### Exercise
Retype every line from the start of the data down to and including the line with "from matplotlib.ticker import". Skip the pictures.

### Data section
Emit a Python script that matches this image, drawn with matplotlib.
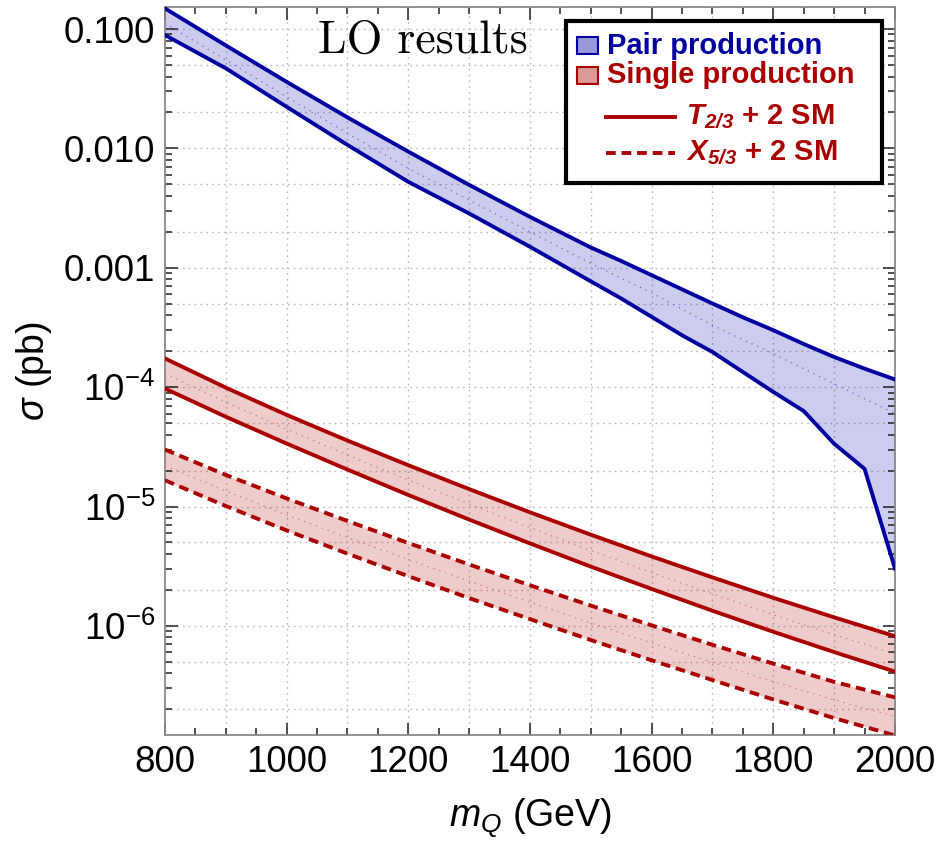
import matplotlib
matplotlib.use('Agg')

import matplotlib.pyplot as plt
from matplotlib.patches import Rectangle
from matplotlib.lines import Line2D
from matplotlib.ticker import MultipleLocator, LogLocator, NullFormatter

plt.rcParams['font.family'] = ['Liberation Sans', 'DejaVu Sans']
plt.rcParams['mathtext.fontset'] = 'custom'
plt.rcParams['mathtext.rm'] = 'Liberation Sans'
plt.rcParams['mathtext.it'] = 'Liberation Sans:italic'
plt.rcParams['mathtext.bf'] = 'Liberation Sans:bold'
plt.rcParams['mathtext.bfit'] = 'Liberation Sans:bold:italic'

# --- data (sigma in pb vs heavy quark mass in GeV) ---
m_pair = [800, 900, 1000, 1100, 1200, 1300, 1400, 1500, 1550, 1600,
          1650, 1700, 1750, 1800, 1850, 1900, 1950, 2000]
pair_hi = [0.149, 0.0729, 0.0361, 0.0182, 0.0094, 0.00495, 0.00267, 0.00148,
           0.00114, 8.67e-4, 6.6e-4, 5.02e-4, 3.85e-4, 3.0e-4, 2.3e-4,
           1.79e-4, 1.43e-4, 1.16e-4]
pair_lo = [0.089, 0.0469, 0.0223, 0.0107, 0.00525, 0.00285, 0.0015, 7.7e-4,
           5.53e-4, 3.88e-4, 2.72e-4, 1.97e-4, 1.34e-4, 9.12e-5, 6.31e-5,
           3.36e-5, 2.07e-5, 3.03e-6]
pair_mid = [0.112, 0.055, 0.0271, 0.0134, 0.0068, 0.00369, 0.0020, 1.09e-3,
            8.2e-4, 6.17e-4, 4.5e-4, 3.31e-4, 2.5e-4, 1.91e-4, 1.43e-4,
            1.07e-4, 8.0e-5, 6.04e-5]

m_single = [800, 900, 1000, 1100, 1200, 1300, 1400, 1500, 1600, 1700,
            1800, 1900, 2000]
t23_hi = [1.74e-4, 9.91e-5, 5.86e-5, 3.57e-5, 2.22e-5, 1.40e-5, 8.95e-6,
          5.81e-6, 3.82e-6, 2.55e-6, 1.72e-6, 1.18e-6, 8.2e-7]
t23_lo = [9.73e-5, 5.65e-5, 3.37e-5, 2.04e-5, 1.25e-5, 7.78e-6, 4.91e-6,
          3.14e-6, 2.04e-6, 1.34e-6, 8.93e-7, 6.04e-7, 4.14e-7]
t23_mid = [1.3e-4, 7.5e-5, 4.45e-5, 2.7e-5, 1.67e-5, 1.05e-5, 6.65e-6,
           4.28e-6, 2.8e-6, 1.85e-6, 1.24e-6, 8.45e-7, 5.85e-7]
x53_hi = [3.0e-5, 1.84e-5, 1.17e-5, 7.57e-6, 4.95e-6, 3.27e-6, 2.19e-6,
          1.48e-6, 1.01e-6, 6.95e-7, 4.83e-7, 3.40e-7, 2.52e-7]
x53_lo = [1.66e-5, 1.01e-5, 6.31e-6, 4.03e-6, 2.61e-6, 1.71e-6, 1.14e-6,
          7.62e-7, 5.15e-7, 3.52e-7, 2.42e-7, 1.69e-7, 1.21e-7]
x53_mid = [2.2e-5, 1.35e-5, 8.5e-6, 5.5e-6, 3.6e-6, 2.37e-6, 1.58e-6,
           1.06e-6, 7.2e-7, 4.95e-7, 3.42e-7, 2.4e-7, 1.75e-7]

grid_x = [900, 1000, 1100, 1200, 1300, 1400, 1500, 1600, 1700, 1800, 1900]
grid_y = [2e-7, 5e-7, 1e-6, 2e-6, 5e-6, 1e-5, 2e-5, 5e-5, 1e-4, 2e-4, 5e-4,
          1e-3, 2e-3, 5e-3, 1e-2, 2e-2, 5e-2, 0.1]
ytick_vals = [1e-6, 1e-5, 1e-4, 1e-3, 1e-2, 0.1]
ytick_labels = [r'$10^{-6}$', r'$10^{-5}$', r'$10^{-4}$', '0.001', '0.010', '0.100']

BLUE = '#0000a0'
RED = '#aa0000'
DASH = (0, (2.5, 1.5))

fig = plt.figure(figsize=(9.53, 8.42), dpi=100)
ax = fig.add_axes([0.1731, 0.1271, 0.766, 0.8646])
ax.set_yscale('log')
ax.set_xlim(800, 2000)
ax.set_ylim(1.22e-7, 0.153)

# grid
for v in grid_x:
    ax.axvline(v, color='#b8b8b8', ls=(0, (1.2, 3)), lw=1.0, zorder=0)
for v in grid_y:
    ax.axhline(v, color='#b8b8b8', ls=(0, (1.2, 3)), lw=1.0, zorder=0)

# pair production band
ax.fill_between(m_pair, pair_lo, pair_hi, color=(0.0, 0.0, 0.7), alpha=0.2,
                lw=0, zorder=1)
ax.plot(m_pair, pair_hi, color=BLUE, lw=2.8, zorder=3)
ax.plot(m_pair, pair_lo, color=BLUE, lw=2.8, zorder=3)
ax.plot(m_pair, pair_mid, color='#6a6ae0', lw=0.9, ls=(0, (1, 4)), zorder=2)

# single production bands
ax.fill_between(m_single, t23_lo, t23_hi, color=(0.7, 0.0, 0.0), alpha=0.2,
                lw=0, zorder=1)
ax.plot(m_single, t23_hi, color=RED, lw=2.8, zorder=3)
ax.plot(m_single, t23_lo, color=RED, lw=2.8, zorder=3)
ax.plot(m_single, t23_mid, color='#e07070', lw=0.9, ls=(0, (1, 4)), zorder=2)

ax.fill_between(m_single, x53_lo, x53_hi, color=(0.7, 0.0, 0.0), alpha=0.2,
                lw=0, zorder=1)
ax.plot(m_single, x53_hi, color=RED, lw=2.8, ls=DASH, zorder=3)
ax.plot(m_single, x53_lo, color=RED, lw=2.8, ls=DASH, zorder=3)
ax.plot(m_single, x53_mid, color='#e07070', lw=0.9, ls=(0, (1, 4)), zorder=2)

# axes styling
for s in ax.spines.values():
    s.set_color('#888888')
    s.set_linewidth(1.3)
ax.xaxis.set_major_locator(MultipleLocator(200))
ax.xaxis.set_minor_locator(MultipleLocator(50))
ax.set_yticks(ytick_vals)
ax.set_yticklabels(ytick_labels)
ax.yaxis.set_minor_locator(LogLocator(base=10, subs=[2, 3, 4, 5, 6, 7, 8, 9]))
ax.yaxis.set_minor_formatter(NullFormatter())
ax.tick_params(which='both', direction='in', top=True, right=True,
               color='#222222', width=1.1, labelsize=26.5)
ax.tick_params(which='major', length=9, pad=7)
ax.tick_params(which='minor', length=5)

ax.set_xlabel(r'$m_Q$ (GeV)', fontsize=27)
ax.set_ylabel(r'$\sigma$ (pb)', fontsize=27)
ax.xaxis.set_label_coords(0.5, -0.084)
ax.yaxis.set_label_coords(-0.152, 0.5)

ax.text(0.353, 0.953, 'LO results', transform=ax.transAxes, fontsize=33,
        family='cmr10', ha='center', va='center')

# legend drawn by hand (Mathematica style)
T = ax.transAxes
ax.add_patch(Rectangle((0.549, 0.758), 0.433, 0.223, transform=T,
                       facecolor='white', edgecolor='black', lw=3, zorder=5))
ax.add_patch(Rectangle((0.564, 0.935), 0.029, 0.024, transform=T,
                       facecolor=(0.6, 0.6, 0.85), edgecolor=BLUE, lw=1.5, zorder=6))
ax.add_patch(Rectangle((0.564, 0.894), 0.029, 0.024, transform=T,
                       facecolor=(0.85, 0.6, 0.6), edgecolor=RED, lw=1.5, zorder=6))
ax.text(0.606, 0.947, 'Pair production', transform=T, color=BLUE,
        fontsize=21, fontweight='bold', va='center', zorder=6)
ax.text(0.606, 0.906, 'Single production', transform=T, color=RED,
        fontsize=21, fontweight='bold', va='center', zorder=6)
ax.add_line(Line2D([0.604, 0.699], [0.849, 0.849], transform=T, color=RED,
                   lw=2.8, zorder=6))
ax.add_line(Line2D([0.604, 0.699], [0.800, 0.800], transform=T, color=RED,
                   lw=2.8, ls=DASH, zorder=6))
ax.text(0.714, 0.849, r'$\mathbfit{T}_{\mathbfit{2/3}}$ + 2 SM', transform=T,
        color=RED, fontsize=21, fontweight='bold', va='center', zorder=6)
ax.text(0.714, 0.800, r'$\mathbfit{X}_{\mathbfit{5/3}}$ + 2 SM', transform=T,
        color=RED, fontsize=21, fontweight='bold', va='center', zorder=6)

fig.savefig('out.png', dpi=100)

### Correct response
Emit a Python script that matches this image, drawn with matplotlib.
import matplotlib
matplotlib.use('Agg')

import matplotlib.pyplot as plt
from matplotlib.patches import Rectangle
from matplotlib.lines import Line2D
from matplotlib.ticker import MultipleLocator, LogLocator, NullFormatter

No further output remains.